Viver um verdadeiro grande amor
Escandalizar-se com a situação atual não adianta muito. Temos, inclusive, que reconhecer que, se os jovens sentem cada vez mais que é melhor a companhia de um animal de estimação do que a de uma outra pessoa, a culpa é dos adultos que não pensavam assim, mas não souberam apresentar uma experiência de vida que “valesse a pena”, que fosse realmente gratificante.
Nos acostumamos com a ideia de que a vida “é assim mesmo”, feita de “altos e baixos”. Reduzimos o fascínio à banalidade; trocamos o desejo, que nos apaixona, mas também nos fere, pelo conformismo, que pouco dá, mas em compensação não machuca; preferimos não “rir todos os nossos risos” em troca de não “chorar todos nossos choros”. Nossos prazeres se tornaram individualistas, pois estando sozinhos fazemos o que bem entendemos – e isso parece ser a liberdade e a felicidade. Para viver assim, um jovem talvez possa mesmo preferir ser fiel a um pet que a um outro ser humano, cuidar de cães e gatos a cuidar de crianças.

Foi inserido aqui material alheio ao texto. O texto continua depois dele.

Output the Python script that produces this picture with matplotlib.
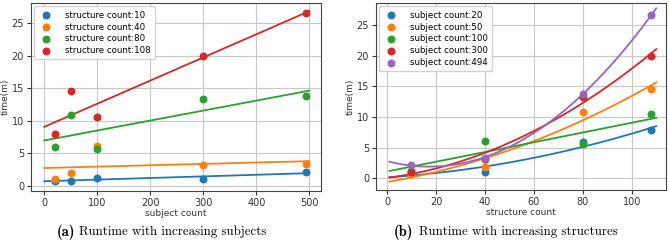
import numpy as np
import matplotlib
matplotlib.use('Agg')
import matplotlib.pyplot as plt

subjects = [20, 50, 100, 300, 494]
structures = [10, 40, 80, 108]

# runtime in minutes, rows = structure count, cols = subject count
time_by_structure = {
    10: [0.8, 0.7, 1.2, 1.1, 2.1],
    40: [1.1, 1.9, 6.1, 3.2, 3.4],
    80: [6.0, 10.9, 5.6, 13.3, 13.8],
    108: [7.9, 14.6, 10.5, 20.0, 26.6],
}

colors = ['#1f77b4', '#ff7f0e', '#2ca02c', '#d62728', '#9467bd']

fig = plt.figure(figsize=(6.69, 2.43), dpi=100)
ax1 = fig.add_axes([31 / 669, 1 - 191 / 243, 290 / 669, 188 / 243])
ax2 = fig.add_axes([376 / 669, 1 - 190 / 243, 290 / 669, 187 / 243])

for ax in (ax1, ax2):
    ax.grid(True, color='#c8c8c8', linewidth=0.8)
    ax.set_axisbelow(True)
    for s in ax.spines.values():
        s.set_color('#444444')
    ax.tick_params(labelsize=7, colors='#333333', length=3, pad=2)

leg_kw = dict(loc='upper left', fontsize=6.2, handletextpad=1.4, borderpad=0.5,
              labelspacing=0.32, handlelength=1.6, borderaxespad=0.4, framealpha=0.9)

# (a) runtime vs subjects, linear fit
xs = np.linspace(0, 500, 50)
for i, st in enumerate(structures):
    y = time_by_structure[st]
    ax1.scatter(subjects, y, s=22, color=colors[i], label=f'structure count:{st}', zorder=3)
    k = np.polyfit(subjects, y, 1)
    ax1.plot(xs, np.polyval(k, xs), color=colors[i], linewidth=1.3)
ax1.set_xlim(-25, 522)
ax1.set_ylim(-0.8, 28.1)
ax1.set_xticks(range(0, 501, 100))
ax1.set_yticks(range(0, 26, 5))
ax1.set_xlabel('subject count', fontsize=6.5, labelpad=1, color='#333333')
ax1.set_ylabel('time(m)', fontsize=6.5, labelpad=1, color='#333333')
ax1.legend(**leg_kw)

# (b) runtime vs structures, quadratic fit
xs2 = np.linspace(1, 110, 60)
for j, sub in enumerate(subjects):
    y = [time_by_structure[st][j] for st in structures]
    ax2.scatter(structures, y, s=22, color=colors[j], label=f'subject count:{sub}', zorder=3)
    k = np.polyfit(structures, y, 2)
    ax2.plot(xs2, np.polyval(k, xs2), color=colors[j], linewidth=1.3)
ax2.set_xlim(-4.5, 114)
ax2.set_ylim(-1.9, 28.6)
ax2.set_xticks(range(0, 101, 20))
ax2.set_yticks(range(0, 26, 5))
ax2.set_xlabel('structure count', fontsize=6.5, labelpad=1, color='#333333')
ax2.set_ylabel('time(m)', fontsize=6.5, labelpad=1, color='#333333')
ax2.legend(**leg_kw)

cy = 1 - 232 / 243
fig.text(57 / 669, cy, '(a)', family='cmb10', fontsize=10.5, va='center')
fig.text(79 / 669, cy, 'Runtime with increasing subjects', family='cmr10', fontsize=9.3, va='center')
fig.text(394 / 669, cy, '(b)', family='cmb10', fontsize=10.5, va='center')
fig.text(419 / 669, cy, 'Runtime with increasing structures', family='cmr10', fontsize=9.3, va='center')

fig.savefig('out.png', dpi=100)
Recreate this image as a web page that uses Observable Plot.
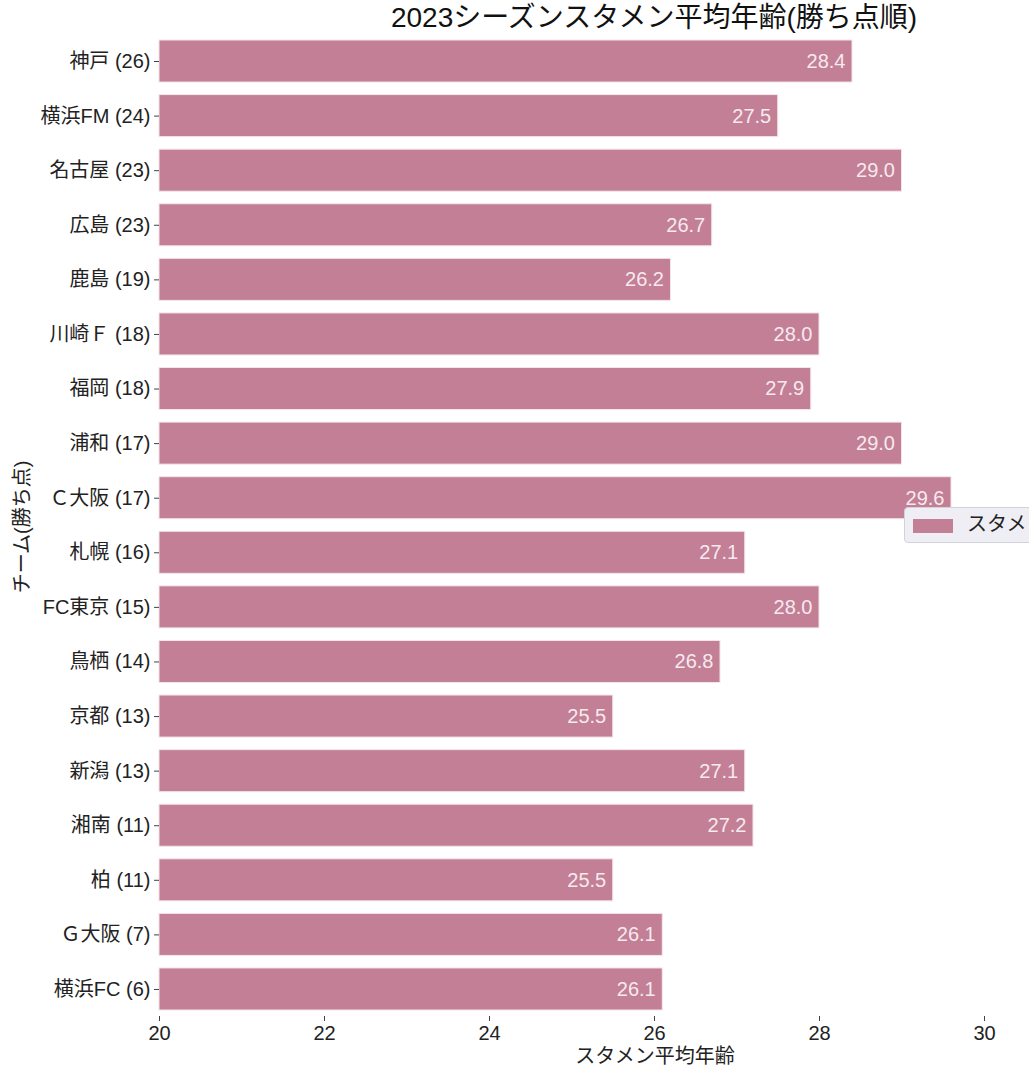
<!DOCTYPE html>
<html>
<head>
<meta charset="utf-8">
<script src="https://cdn.jsdelivr.net/npm/d3@7"></script>
<script src="https://cdn.jsdelivr.net/npm/@observablehq/plot@0.6"></script>
<style>
  html, body { margin: 0; padding: 0; background: #fff; overflow: hidden; }
  body { width: 1029px; height: 1074px; position: relative; font-family: "Liberation Sans", "Noto Sans CJK JP", sans-serif; }
  #title { position: absolute; left: 0; width: 1308px; top: 1px; text-align: center; font-size: 28px; color: #111; line-height: 34px; white-space: nowrap; }
  #xlabel { position: absolute; left: 0; width: 1310px; top: 1043px; text-align: center; font-size: 20px; line-height: 26px; color: #222; white-space: nowrap; }
  #ylabel { position: absolute; left: 20px; top: 527px; transform: translate(-50%, -50%) rotate(-90deg); font-size: 20px; color: #222; white-space: nowrap; }
  #legend { position: absolute; left: 904px; top: 507px; width: 220px; height: 36px; background: #eeeef4; border: 1px solid #d2d2da; border-radius: 4px; box-sizing: border-box; }
  #legend .sw { position: absolute; left: 8px; top: 11px; width: 40px; height: 14px; background: #c27f96; }
  #legend .tx { position: absolute; left: 62px; top: 4px; font-size: 20px; line-height: 24px; color: #222; white-space: nowrap; }
  #chart { position: absolute; left: 0; top: 0; }
</style>
</head>
<body>
<div id="chart"></div>
<div id="title">2023シーズンスタメン平均年齢(勝ち点順)</div>
<div id="xlabel">スタメン平均年齢</div>
<div id="ylabel">チーム(勝ち点)</div>
<div id="legend"><div class="sw"></div><div class="tx">スタメン平均年齢</div></div>
<script>
const teams = ["神戸 (26)", "横浜FM (24)", "名古屋 (23)", "広島 (23)", "鹿島 (19)", "川崎Ｆ (18)", "福岡 (18)", "浦和 (17)", "Ｃ大阪 (17)", "札幌 (16)", "FC東京 (15)", "鳥栖 (14)", "京都 (13)", "新潟 (13)", "湘南 (11)", "柏 (11)", "Ｇ大阪 (7)", "横浜FC (6)"];
const ages = [28.4, 27.5, 29.0, 26.7, 26.2, 28.0, 27.9, 29.0, 29.6, 27.1, 28.0, 26.8, 25.5, 27.1, 27.2, 25.5, 26.1, 26.1];
const xTicks = [20, 22, 24, 26, 28, 30];
const xMin = 20, xMax = 30;

const data = teams.map((t, i) => ({team: t, age: ages[i]}));
const font = '"Liberation Sans", "Noto Sans CJK JP", sans-serif';

const chart = Plot.plot({
  width: 1029,
  height: 1074,
  marginLeft: 159,
  marginRight: 45,
  marginTop: 34,
  marginBottom: 58,
  style: {fontFamily: font, fontSize: "20px", color: "#222", background: "transparent"},
  x: {domain: [xMin, xMax], label: null},
  y: {domain: teams, range: [40, 1010], paddingInner: 0.23, paddingOuter: 0, round: false, label: null},
  marks: [
    Plot.barX(data, {y: "team", x1: xMin, x2: "age", fill: "#c27f96", stroke: "#f3e6ea", strokeWidth: 1}),
    Plot.text(data, {y: "team", x: "age", text: d => d.age.toFixed(1), textAnchor: "end", dx: -7, fill: "#f6eaee", fontSize: 20}),
    Plot.axisX({ticks: xTicks, tickFormat: d => String(d), tickSize: 5, tickPadding: 4, label: null, fontSize: 20, fill: "#222", stroke: "#444"}),
    Plot.axisY({tickSize: 5, tickPadding: 4, label: null, fontSize: 20, fill: "#222", stroke: "#444"})
  ]
});
document.getElementById("chart").appendChild(chart);
</script>
</body>
</html>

A questão não é, portanto, criticar quem prefere pets a pessoas; mas sim mostrar todo o fascínio das relações interpessoais. A liberdade não é só fazer aquilo que se quer. Liberdade é poder escolher e fazer aquilo que mais nos realiza. A satisfação de receber afeto não é suficiente para nos deixar felizes: precisamos dar afeto – e dar afeto para alguém que seja tão livre como nós, que até mesmo nos incomode e nos obrigue a fazer algo aparentemente contra a nossa vontade.

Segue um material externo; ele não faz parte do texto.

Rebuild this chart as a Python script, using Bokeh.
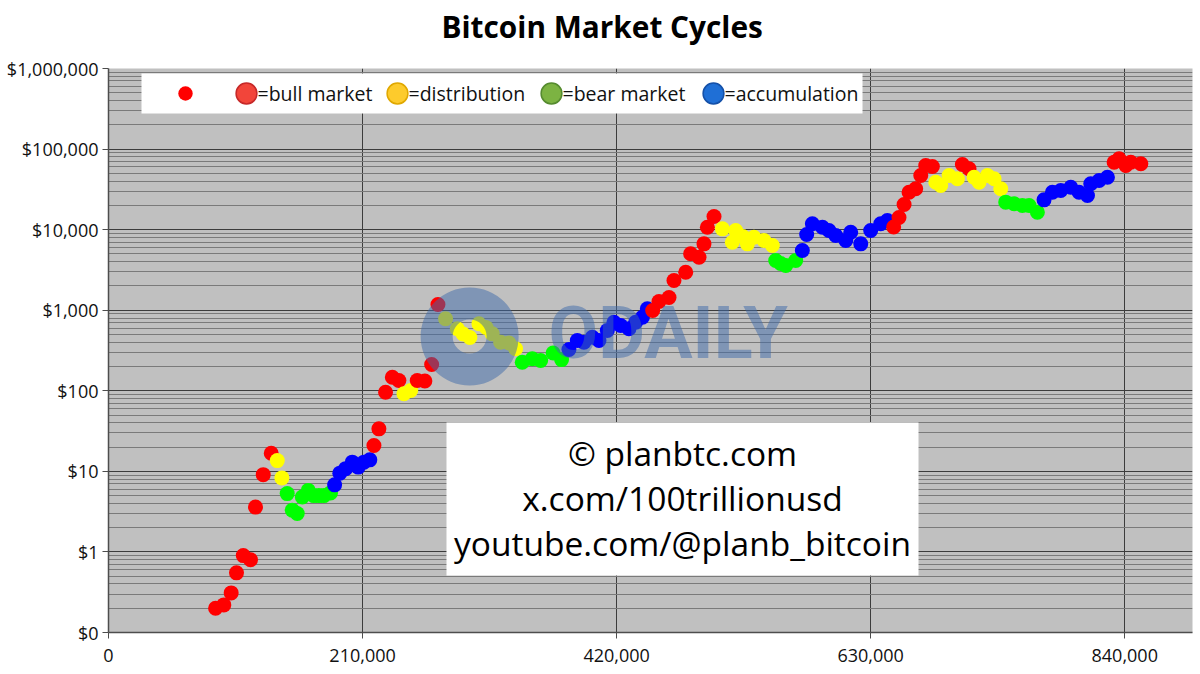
from bokeh.plotting import figure
from bokeh.models import (ColumnDataSource, FixedTicker, CustomJSTickFormatter, Range1d,
                          Legend, LegendItem, BoxAnnotation, Label, Title)
from bokeh.transform import factor_cmap
from bokeh.embed import file_html
from bokeh.resources import INLINE

# ---------------- data (block height, BTC price in USD, market-cycle phase) ----------------
block_height = [
    88500, 95300, 101400, 105800, 111400, 117400, 121500, 127900, 134500,
    139500, 143300,
    147700, 151900, 156000, 160200, 165100, 169700, 173900, 178000, 183500,
    186900, 191200, 196000, 201500, 206400, 211100, 216000,
    219400, 223500, 229000, 234600, 240000,
    244200, 249800,
    255200, 261500, 267100, 272300,
    278600, 288300, 293100, 298700, 306200, 312100, 317200, 324100, 331000, 336500,
    342000, 350300, 357200, 367500, 374500,
    380600, 387500, 393000, 399900, 405400, 412300, 417800, 423300, 430200, 435700, 441300, 445400,
    449800, 455000, 463300, 467400, 477100, 481200, 488100, 492200, 495000, 500500,
    507400, 515600, 518400, 524200, 528100, 533500, 541800, 548700,
    551500, 555600, 559800, 568000,
    573500, 577100, 581800, 590100, 595500, 601100, 609400, 613500, 621800, 630000, 638300, 643800,
    649000, 653400, 657600, 661700, 667200, 671400, 675500, 681000,
    683800, 687900, 694800, 701700,
    705800, 711300,
    715400, 719600, 726500, 732000, 737500,
    741600, 748500, 755400, 760900, 767800,
    773300, 780200, 787100, 795400, 802200, 809200, 811900, 818800, 825700,
    831200, 835300, 840900, 845000, 853300,
]
price_usd = [
    0.20, 0.22, 0.31, 0.55, 0.90, 0.80, 3.6, 9.1, 16.8,
    13.6, 8.3,
    5.3, 3.3, 3.0, 4.8, 5.8, 5.0, 5.0, 5.0, 5.4,
    6.8, 9.5, 10.8, 13.0, 11.3, 13.0, 13.9,
    20.9, 33.7, 96, 147, 134,
    92, 101,
    134, 132, 212, 1178,
    782, 588, 507, 458, 678, 610, 509, 401, 392, 332,
    226, 250, 238, 294, 244,
    325, 421, 401, 462, 421, 560, 710, 646, 588, 710, 818, 1040,
    991, 1282, 1438, 2339, 2965, 5012, 4550, 6668, 10715, 14550,
    10233, 6982, 9750, 8222, 6668, 8053, 7328, 6353,
    4140, 3800, 3589, 4140,
    5508, 8710, 11810, 10715, 9750, 8450, 7328, 9290, 6668, 9750, 11810, 12980,
    10790, 14160, 20510, 29170, 32140, 46990, 62520, 60810,
    38810, 35320, 46990, 42760,
    64270, 56890,
    44770, 38810, 46990, 42760, 32140,
    21930, 20940, 19950, 19950, 16450,
    23440, 29170, 30620, 33650, 29170, 26550, 37070, 40740, 44770,
    68710, 75680, 62520, 68710, 65610,
]
phase_runs = [
    ("bull", 9), ("distribution", 2), ("bear", 9), ("accumulation", 7),
    ("bull", 5), ("distribution", 2), ("bull", 4),
    ("distribution", 10), ("bear", 5), ("accumulation", 12),
    ("bull", 10), ("distribution", 8), ("bear", 4), ("accumulation", 12),
    ("bull", 8), ("distribution", 4), ("bull", 2), ("distribution", 5),
    ("bear", 5), ("accumulation", 9), ("bull", 5),
]
phase = [name for name, n in phase_runs for _ in range(n)]

phase_names = ["bull", "distribution", "bear", "accumulation"]
legend_labels = ["=bull market", "=distribution", "=bear market", "=accumulation"]

y_tick_values = [0.1, 1, 10, 100, 1000, 10000, 100000, 1000000]
y_tick_labels = ["$0", "$1", "$10", "$100", "$1,000", "$10,000", "$100,000", "$1,000,000"]
x_tick_values = [0, 210000, 420000, 630000, 840000]
x_tick_labels = ["0", "210,000", "420,000", "630,000", "840,000"]

title_text = "Bitcoin Market Cycles"
credit_lines = ["© planbtc.com", "x.com/100trillionusd", "youtube.com/@planb_bitcoin"]
watermark_text = "ODAILY"

# ---------------- styles ----------------
point_colors = ["#ff0000", "#ffff00", "#00ff00", "#0000ff"]
emoji_fill = ["#f2453a", "#fdcb2c", "#7cb342", "#1f6fd6"]
emoji_line = ["#c62828", "#e0a800", "#558b2f", "#1450a8"]
FONT = "Open Sans"

# legend layout (screen px, relative to the plot frame's bottom-left corner)
emoji_x = [138, 289, 443, 605]        # circle centres
legend_text_x = [149, 300, 454, 616]  # label starts
legend_y = 539

# ---------------- figure ----------------
p = figure(width=1200, height=674, y_axis_type="log",
           x_range=Range1d(0, 896000), y_range=Range1d(0.1, 1000000),
           output_backend="svg", toolbar_location=None,
           min_border_left=108, min_border_right=8, min_border_top=68, min_border_bottom=42,
           background_fill_color="#c0c0c0", border_fill_color="white",
           outline_line_color=None)
p.title = None

# thin spacer between the frame and the title, then the title itself (outermost)
p.add_layout(Title(text=" ", text_font_size="1px", standoff=11), "above")
p.add_layout(Title(text=title_text, align="left", offset=333, vertical_align="top",
                   standoff=11, text_font=FONT, text_font_size="29.8px",
                   text_font_style="bold", text_color="#000000"), "above")

minor = [m * 10 ** k for k in range(-1, 6) for m in range(2, 10)]
p.yaxis.ticker = FixedTicker(ticks=y_tick_values, minor_ticks=minor)
p.xaxis.ticker = FixedTicker(ticks=x_tick_values, minor_ticks=[])
p.yaxis.formatter = CustomJSTickFormatter(args=dict(vals=y_tick_values, labs=y_tick_labels), code="""
for (let i = 0; i < vals.length; i++) {
  if (Math.abs(Math.log10(tick) - Math.log10(vals[i])) < 1e-6) { return labs[i]; }
}
return "";
""")
p.xaxis.formatter = CustomJSTickFormatter(args=dict(vals=x_tick_values, labs=x_tick_labels), code="""
for (let i = 0; i < vals.length; i++) {
  if (Math.abs(tick - vals[i]) < 1e-6) { return labs[i]; }
}
return "";
""")

for ax in (p.xaxis, p.yaxis):
    ax.major_label_text_font = FONT
    ax.major_label_text_font_size = "18px"
    ax.major_label_text_color = "#111111"
    ax.axis_line_color = "#4d4d4d"
    ax.axis_line_width = 1.5
    ax.major_tick_line_color = "#4d4d4d"
    ax.major_tick_out = 6
    ax.major_tick_in = 0
    ax.minor_tick_out = 0
    ax.minor_tick_in = 0
p.yaxis.major_label_standoff = 4
p.xaxis.major_label_standoff = 10

p.ygrid.grid_line_color = "#3c3c3c"
p.ygrid.grid_line_width = 1
p.ygrid.minor_grid_line_color = "#7a7a7a"
p.ygrid.minor_grid_line_width = 1
p.xgrid.grid_line_color = "#3c3c3c"
p.xgrid.grid_line_width = 1

# ---------------- data points ----------------
src = ColumnDataSource(dict(block=block_height, price=price_usd, phase=phase))
pts = p.scatter("block", "price", source=src, size=15,
                fill_color=factor_cmap("phase", palette=point_colors, factors=phase_names),
                line_color=None)

# ---------------- watermark ----------------
p.annulus(x=[298500], y=[472], inner_radius=17, outer_radius=49,
          inner_radius_units="screen", outer_radius_units="screen",
          fill_color="#3e6aaa", fill_alpha=0.5, line_color=None)
p.add_layout(Label(x=440, y=299, x_units="screen", y_units="screen", text=watermark_text,
                   text_font="Roboto", text_font_size="72px", text_font_style="bold",
                   text_color="#3e6aaa", text_alpha=0.5, text_baseline="alphabetic"))

# ---------------- legend ----------------
p.add_layout(BoxAnnotation(left=33, right=754, top=559, bottom=519,
                           left_units="screen", right_units="screen",
                           top_units="screen", bottom_units="screen",
                           fill_color="white", fill_alpha=1.0, line_color=None))

leg_common = dict(orientation="horizontal", background_fill_alpha=0, border_line_color=None,
                  padding=0, margin=0, label_standoff=0, label_width=0, spacing=0)
# series marker (no name)
p.add_layout(Legend(items=[LegendItem(label="", renderers=[pts], index=0)],
                    location=(77 - 18, legend_y - 18), glyph_width=36, glyph_height=36,
                    **leg_common))
# coloured circle keys
nan = float("nan")
for cx, fc, lc in zip(emoji_x, emoji_fill, emoji_line):
    r = p.scatter(x=[nan], y=[nan], size=20, fill_color=fc, line_color=lc, line_width=1.5)
    p.add_layout(Legend(items=[LegendItem(label="", renderers=[r])],
                        location=(cx - 26, legend_y - 26), glyph_width=52, glyph_height=52,
                        **leg_common))
for lab, tx in zip(legend_labels, legend_text_x):
    p.add_layout(Label(x=tx, y=legend_y, x_units="screen", y_units="screen", text=lab,
                       text_font=FONT, text_font_size="19.5px", text_color="#111111",
                       text_baseline="middle", text_align="left"))

# ---------------- credit box ----------------
p.add_layout(BoxAnnotation(left=338, right=810, top=210, bottom=57,
                           left_units="screen", right_units="screen",
                           top_units="screen", bottom_units="screen",
                           fill_color="white", fill_alpha=1.0, line_color=None))
for txt, yb in zip(credit_lines, [180, 135, 90]):
    p.add_layout(Label(x=574, y=yb, x_units="screen", y_units="screen", text=txt,
                       text_align="center", text_baseline="alphabetic",
                       text_font=FONT, text_font_size="33.5px", text_color="#000000"))

open("out.html", "w").write(file_html(p, INLINE))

Um cristianismo bem vivido é uma abertura natural para a verdadeira liberdade e a verdadeira felicidade. Nele, os afetos se integram de modo equilibrado, existe espaço para o outro e para os filhos, para o casal e para os amigos, para as crianças e para os pets, pois em tudo se expressa aquele amor primeiro que recebemos de Deus, que se comunica ao mundo por nosso intermédio e que nos mostra a verdadeira realização e a verdadeira liberdade que se expressam na doação ao outro.